Tom Lee Calls Monday’s Massive Loss in NVIDIA a Significant Buying Opportunity

On Monday, NVIDIA (NVDA) saw a record-breaking single-day loss of $465 billion in market capitalization. Tom Lee, head of Fundstrat Research, weighed in on the market’s sharp decline, labeling it an “overreaction.” Speaking on CNBC, Lee suggested that this dramatic drop in NVIDIA’s stock offers one of the best buying opportunities since the early days of the COVID crisis and predicted that investors who seize the moment will likely benefit in the long run.

“Markets often overreact to uncertainty, and this sell-off is a perfect example. Such overreactions typically create great opportunities for investors looking to buy in,” Lee stated. His assessment seems to be accurate so far, with Nasdaq futures climbing 1% after Monday’s 3% drop, and NVIDIA showing a 5% recovery in pre-market trading.

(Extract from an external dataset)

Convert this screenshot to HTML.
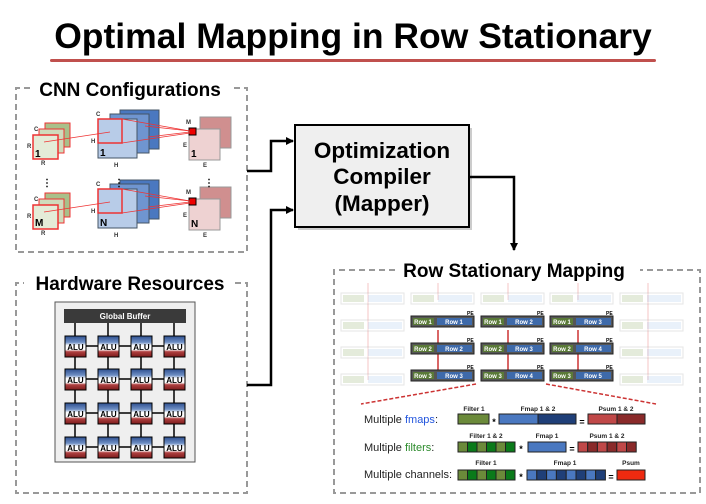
<!DOCTYPE html>
<html><head><meta charset="utf-8"><style>
body{margin:0;background:#fff;}
svg{display:block;font-family:"Liberation Sans",sans-serif;}
</style></head><body>
<svg width="706" height="504" viewBox="0 0 706 504" xmlns="http://www.w3.org/2000/svg">
<defs>
<marker id="ah" markerWidth="8" markerHeight="8" refX="7" refY="4" orient="auto" markerUnits="userSpaceOnUse"><path d="M0,0 L8,4 L0,8 z" fill="#000"/></marker>
<linearGradient id="alu" x1="0" y1="0" x2="0" y2="1">
<stop offset="0" stop-color="#2d4f8e"/><stop offset="0.3" stop-color="#6f8fc4"/><stop offset="0.45" stop-color="#fff"/><stop offset="0.65" stop-color="#fff"/><stop offset="0.75" stop-color="#b04040"/><stop offset="1" stop-color="#7a1c1c"/>
</linearGradient>
</defs>
<text x="353" y="48" font-size="35.5" font-weight="bold" text-anchor="middle">Optimal Mapping in Row Stationary</text>
<rect x="50" y="59" width="606" height="3" rx="1.5" fill="#c0504d"/>

<!-- CNN box -->
<path d="M30,88 H16 V252 H247 V88 H232" fill="none" stroke="#999" stroke-width="2" stroke-dasharray="6,4"/>
<rect x="32" y="78" width="198" height="22" fill="#fff"/>
<text x="130" y="96" font-size="19" font-weight="700" text-anchor="middle" style="font-weight:bold">CNN Configurations</text>
<g id="cnnrow">
<rect x="45" y="123" width="25" height="24" fill="#a9c08a" stroke="#e33" stroke-width="1"/>
<rect x="39" y="129" width="25" height="24" fill="#cfdcbc" stroke="#e33" stroke-width="1"/>
<rect x="33" y="135" width="25" height="24" fill="#e4ecd8" stroke="#e33" stroke-width="1.5"/>
<rect x="120" y="110" width="39" height="39" fill="#4a78c0" stroke="#456"/>
<rect x="110" y="114" width="39" height="39" fill="#6f95d0" stroke="#456"/>
<rect x="98" y="119" width="39" height="39" fill="#b8cce8" stroke="#456"/>
<rect x="98" y="119" width="24" height="24" fill="none" stroke="#e33" stroke-width="1.5"/>
<rect x="200" y="117" width="31" height="31" fill="#d08f8f" stroke="#999"/>
<rect x="189" y="129" width="31" height="31" fill="#eed2d2" stroke="#999"/>
<rect x="189" y="128" width="7" height="7" fill="#e00" stroke="#000" stroke-width="1"/>
<g stroke="#e33" stroke-width="0.8"><line x1="44" y1="142" x2="110" y2="132"/><line x1="122" y1="119" x2="190" y2="131"/><line x1="122" y1="143" x2="190" y2="133"/><line x1="145" y1="126" x2="190" y2="131"/><line x1="148" y1="137" x2="190" y2="132"/></g>
<g font-size="6" font-weight="bold" fill="#333"><text x="27" y="148">R</text><text x="41" y="165">R</text><text x="91" y="143">H</text><text x="114" y="167">H</text><text x="183" y="147">E</text><text x="203" y="167">E</text><text x="34" y="131">C</text><text x="96" y="116">C</text><text x="186" y="124">M</text></g>
</g>
<text x="35" y="157" font-size="10" font-weight="bold">1</text>
<text x="100" y="156" font-size="10" font-weight="bold">1</text>
<text x="191" y="157" font-size="10" font-weight="bold">1</text>
<use href="#cnnrow" transform="translate(0,70)"/>
<text x="35" y="226" font-size="10" font-weight="bold">M</text>
<text x="100" y="226" font-size="10" font-weight="bold">N</text>
<text x="191" y="227" font-size="10" font-weight="bold">N</text>
<g font-size="10" font-weight="bold" text-anchor="middle"><text x="47" y="186">⋮</text><text x="119" y="186">⋮</text><text x="209" y="186">⋮</text></g>

<!-- HW box -->
<path d="M235,283 H247 V493 H16 V283 H24" fill="none" stroke="#999" stroke-width="2" stroke-dasharray="6,4"/>
<text x="130" y="290" font-size="19" font-weight="bold" text-anchor="middle">Hardware Resources</text>
<rect x="55" y="302" width="140" height="160" fill="#efefef" stroke="#555" stroke-width="1"/>
<rect x="64" y="309" width="122" height="14" fill="#3a3a3a"/>
<text x="125" y="319" font-size="8" font-weight="bold" fill="#fff" text-anchor="middle">Global Buffer</text>
<g stroke="#000" stroke-width="1.5">
<line x1="75" y1="323" x2="75" y2="336"/><line x1="108" y1="323" x2="108" y2="336"/><line x1="141" y1="323" x2="141" y2="336"/><line x1="174" y1="323" x2="174" y2="336"/>
<line x1="75" y1="336" x2="75" y2="458"/><line x1="108" y1="336" x2="108" y2="458"/><line x1="141" y1="336" x2="141" y2="458"/><line x1="174" y1="336" x2="174" y2="458"/>
<line x1="75" y1="346" x2="174" y2="346"/><line x1="75" y1="379" x2="174" y2="379"/><line x1="75" y1="413" x2="174" y2="413"/><line x1="75" y1="447" x2="174" y2="447"/>
</g>
<g id="alurow" font-size="8" font-weight="bold" text-anchor="middle">
<rect x="65" y="336" width="21" height="21" fill="url(#alu)" stroke="#000"/><text x="75.5" y="350">ALU</text>
<rect x="98" y="336" width="21" height="21" fill="url(#alu)" stroke="#000"/><text x="108.5" y="350">ALU</text>
<rect x="131" y="336" width="21" height="21" fill="url(#alu)" stroke="#000"/><text x="141.5" y="350">ALU</text>
<rect x="164" y="336" width="21" height="21" fill="url(#alu)" stroke="#000"/><text x="174.5" y="350">ALU</text>
</g>
<use href="#alurow" transform="translate(0,33)"/>
<use href="#alurow" transform="translate(0,67)"/>
<use href="#alurow" transform="translate(0,101)"/>

<!-- Compiler -->
<rect x="298" y="128" width="174" height="102" fill="#999" opacity="0.5"/>
<rect x="295" y="125" width="174" height="102" fill="#efefef" stroke="#000" stroke-width="2"/>
<g font-size="22.5" font-weight="bold" text-anchor="middle"><text x="382" y="158">Optimization</text><text x="382" y="184">Compiler</text><text x="382" y="211">(Mapper)</text></g>
<g fill="none" stroke="#000" stroke-width="2.5">
<path d="M247,171 H271 V141 H293" marker-end="url(#ah)"/>
<path d="M247,385 H271 V210 H293" marker-end="url(#ah)"/>
<path d="M469,177 H514 V250" marker-end="url(#ah)"/>
</g>

<!-- Row stationary -->
<path d="M395,270 H334 V493 H700 V270 H640" fill="none" stroke="#999" stroke-width="2" stroke-dasharray="6,4"/>
<text x="514" y="277" font-size="19" font-weight="bold" text-anchor="middle">Row Stationary Mapping</text>
<g stroke="#f4c4c4" stroke-width="1"><line x1="368" y1="283" x2="368" y2="380"/><line x1="438" y1="283" x2="438" y2="300"/><line x1="508" y1="283" x2="508" y2="300"/><line x1="578" y1="283" x2="578" y2="300"/><line x1="648" y1="283" x2="648" y2="380"/></g>
<g id="fpe" opacity="0.3">
<rect x="341" y="293" width="63" height="11" fill="#fff" stroke="#aaa"/>
<rect x="343" y="295" width="21" height="7" fill="#a9c08a"/><rect x="368" y="295" width="34" height="7" fill="#b8d4f0"/>
</g>
<use href="#fpe" transform="translate(70,0)"/><use href="#fpe" transform="translate(140,0)"/><use href="#fpe" transform="translate(209,0)"/><use href="#fpe" transform="translate(279,0)"/>
<use href="#fpe" transform="translate(0,27)"/><use href="#fpe" transform="translate(279,27)"/>
<use href="#fpe" transform="translate(0,54)"/><use href="#fpe" transform="translate(279,54)"/>
<use href="#fpe" transform="translate(0,81)"/><use href="#fpe" transform="translate(279,81)"/>
<g stroke="#c33" stroke-width="1.5"><line x1="438" y1="330" x2="438" y2="375"/><line x1="508" y1="330" x2="508" y2="375"/><line x1="578" y1="330" x2="578" y2="375"/></g>
<g font-size="6" font-weight="bold" fill="#fff" text-anchor="middle">
<g id="ape"><rect x="411" y="316" width="63" height="11" fill="#555" stroke="#222"/><rect x="413" y="318" width="21" height="7" fill="#5a7a38"/><rect x="437" y="318" width="35" height="7" fill="#3e6aaa"/></g>
<use href="#ape" transform="translate(70,0)"/><use href="#ape" transform="translate(139,0)"/>
<use href="#ape" transform="translate(0,27)"/><use href="#ape" transform="translate(70,27)"/><use href="#ape" transform="translate(139,27)"/>
<use href="#ape" transform="translate(0,54)"/><use href="#ape" transform="translate(70,54)"/><use href="#ape" transform="translate(139,54)"/>
<text x="423" y="324">Row 1</text><text x="454" y="324">Row 1</text><text x="493" y="324">Row 1</text><text x="524" y="324">Row 2</text><text x="562" y="324">Row 1</text><text x="593" y="324">Row 3</text>
<text x="423" y="351">Row 2</text><text x="454" y="351">Row 2</text><text x="493" y="351">Row 2</text><text x="524" y="351">Row 3</text><text x="562" y="351">Row 2</text><text x="593" y="351">Row 4</text>
<text x="423" y="378">Row 3</text><text x="454" y="378">Row 3</text><text x="493" y="378">Row 3</text><text x="524" y="378">Row 4</text><text x="562" y="378">Row 3</text><text x="593" y="378">Row 5</text>
</g>
<g font-size="5" font-weight="bold" fill="#000"><text x="467" y="315">PE</text><text x="537" y="315">PE</text><text x="606" y="315">PE</text><text x="467" y="342">PE</text><text x="537" y="342">PE</text><text x="606" y="342">PE</text><text x="467" y="369">PE</text><text x="537" y="369">PE</text><text x="606" y="369">PE</text></g>
<g stroke="#c33" stroke-width="1.5" stroke-dasharray="4,2"><line x1="476" y1="384" x2="361" y2="404"/><line x1="546" y1="384" x2="656" y2="404"/></g>

<g font-size="11" fill="#222">
<text x="364" y="423">Multiple <tspan fill="#2255dd">fmaps</tspan>:</text>
<text x="364" y="451">Multiple <tspan fill="#2a8a2a">filters</tspan>:</text>
<text x="364" y="478">Multiple channels:</text>
</g>
<g font-size="6.5" font-weight="bold" fill="#222" text-anchor="middle">
<text x="474" y="411">Filter 1</text><text x="538" y="411">Fmap 1 &amp; 2</text><text x="616" y="411">Psum 1 &amp; 2</text>
<text x="486" y="438">Filter 1 &amp; 2</text><text x="547" y="438">Fmap 1</text><text x="607" y="438">Psum 1 &amp; 2</text>
<text x="486" y="465">Filter 1</text><text x="565" y="465">Fmap 1</text><text x="631" y="465">Psum</text>
</g>
<g font-size="9" font-weight="bold" text-anchor="middle"><text x="494" y="425">*</text><text x="582" y="425">=</text><text x="521" y="452">*</text><text x="572" y="452">=</text><text x="521" y="480">*</text><text x="611" y="480">=</text></g>
<g stroke="#222" stroke-width="1">
<rect x="458" y="414" width="31" height="10" fill="#6b8a3a"/>
<rect x="499" y="414" width="39" height="10" fill="#4a78c0"/><rect x="538" y="414" width="38" height="10" fill="#1f3f78"/>
<rect x="588" y="414" width="29" height="10" fill="#c04848"/><rect x="617" y="414" width="28" height="10" fill="#8a2a2a"/>
<rect x="458" y="442" width="9.5" height="10" fill="#6b8a3a"/><rect x="467.5" y="442" width="9.5" height="10" fill="#0a7a1a"/><rect x="477" y="442" width="9.5" height="10" fill="#6b8a3a"/><rect x="486.5" y="442" width="9.5" height="10" fill="#0a7a1a"/><rect x="496" y="442" width="9.5" height="10" fill="#6b8a3a"/><rect x="505.5" y="442" width="9.5" height="10" fill="#0a7a1a"/>
<rect x="528" y="442" width="38" height="10" fill="#4a78c0"/>
<rect x="578" y="442" width="9.7" height="10" fill="#c04848"/><rect x="587.7" y="442" width="9.7" height="10" fill="#8a2a2a"/><rect x="597.4" y="442" width="9.7" height="10" fill="#c04848"/><rect x="607.1" y="442" width="9.7" height="10" fill="#8a2a2a"/><rect x="616.8" y="442" width="9.7" height="10" fill="#c04848"/><rect x="626.5" y="442" width="9.7" height="10" fill="#8a2a2a"/>
<rect x="458" y="470" width="9.5" height="10" fill="#6b8a3a"/><rect x="467.5" y="470" width="9.5" height="10" fill="#0a7a1a"/><rect x="477" y="470" width="9.5" height="10" fill="#6b8a3a"/><rect x="486.5" y="470" width="9.5" height="10" fill="#0a7a1a"/><rect x="496" y="470" width="9.5" height="10" fill="#6b8a3a"/><rect x="505.5" y="470" width="9.5" height="10" fill="#0a7a1a"/>
<rect x="527" y="470" width="9.8" height="10" fill="#4a78c0"/><rect x="536.8" y="470" width="9.8" height="10" fill="#1f3f78"/><rect x="546.6" y="470" width="9.8" height="10" fill="#4a78c0"/><rect x="556.4" y="470" width="9.8" height="10" fill="#1f3f78"/><rect x="566.2" y="470" width="9.8" height="10" fill="#4a78c0"/><rect x="576" y="470" width="9.8" height="10" fill="#1f3f78"/><rect x="585.8" y="470" width="9.8" height="10" fill="#4a78c0"/><rect x="595.6" y="470" width="9.8" height="10" fill="#1f3f78"/>
<rect x="617" y="470" width="28" height="10" fill="#ee2a10"/>
</g>
</svg>
</body></html>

Monday’s market turmoil resulted in NVIDIA losing a staggering $465 billion in market cap, marking the largest one-day loss the company has ever faced, according to Bloomberg data. Bitcoin (BTC) also experienced a significant drop, falling to $97,500 before bouncing back above $103,000. The cryptocurrency had reached as high as $105,000 earlier in the day but was pulled down after news of China’s DeepSeek AI development, creating a key level that bulls will aim to reclaim soon.

AI-based bitcoin miners, including Core Scientific (CORZ), were hit hard with losses of up to 30%, though Core Scientific has since seen a slight recovery in pre-market trading.

Lee also pointed to the overall resilience of U.S. equities, noting that bitcoin has outperformed both small-cap stocks and financials so far this year.

As attention now shifts to Wednesday’s Federal Reserve meeting, which is widely expected to keep the federal funds rate at the 4.25% to 4.50% range, Lee expressed concerns over the market’s current outlook, suggesting that investors are placing too much weight on the possibility of a rate hike in 2025.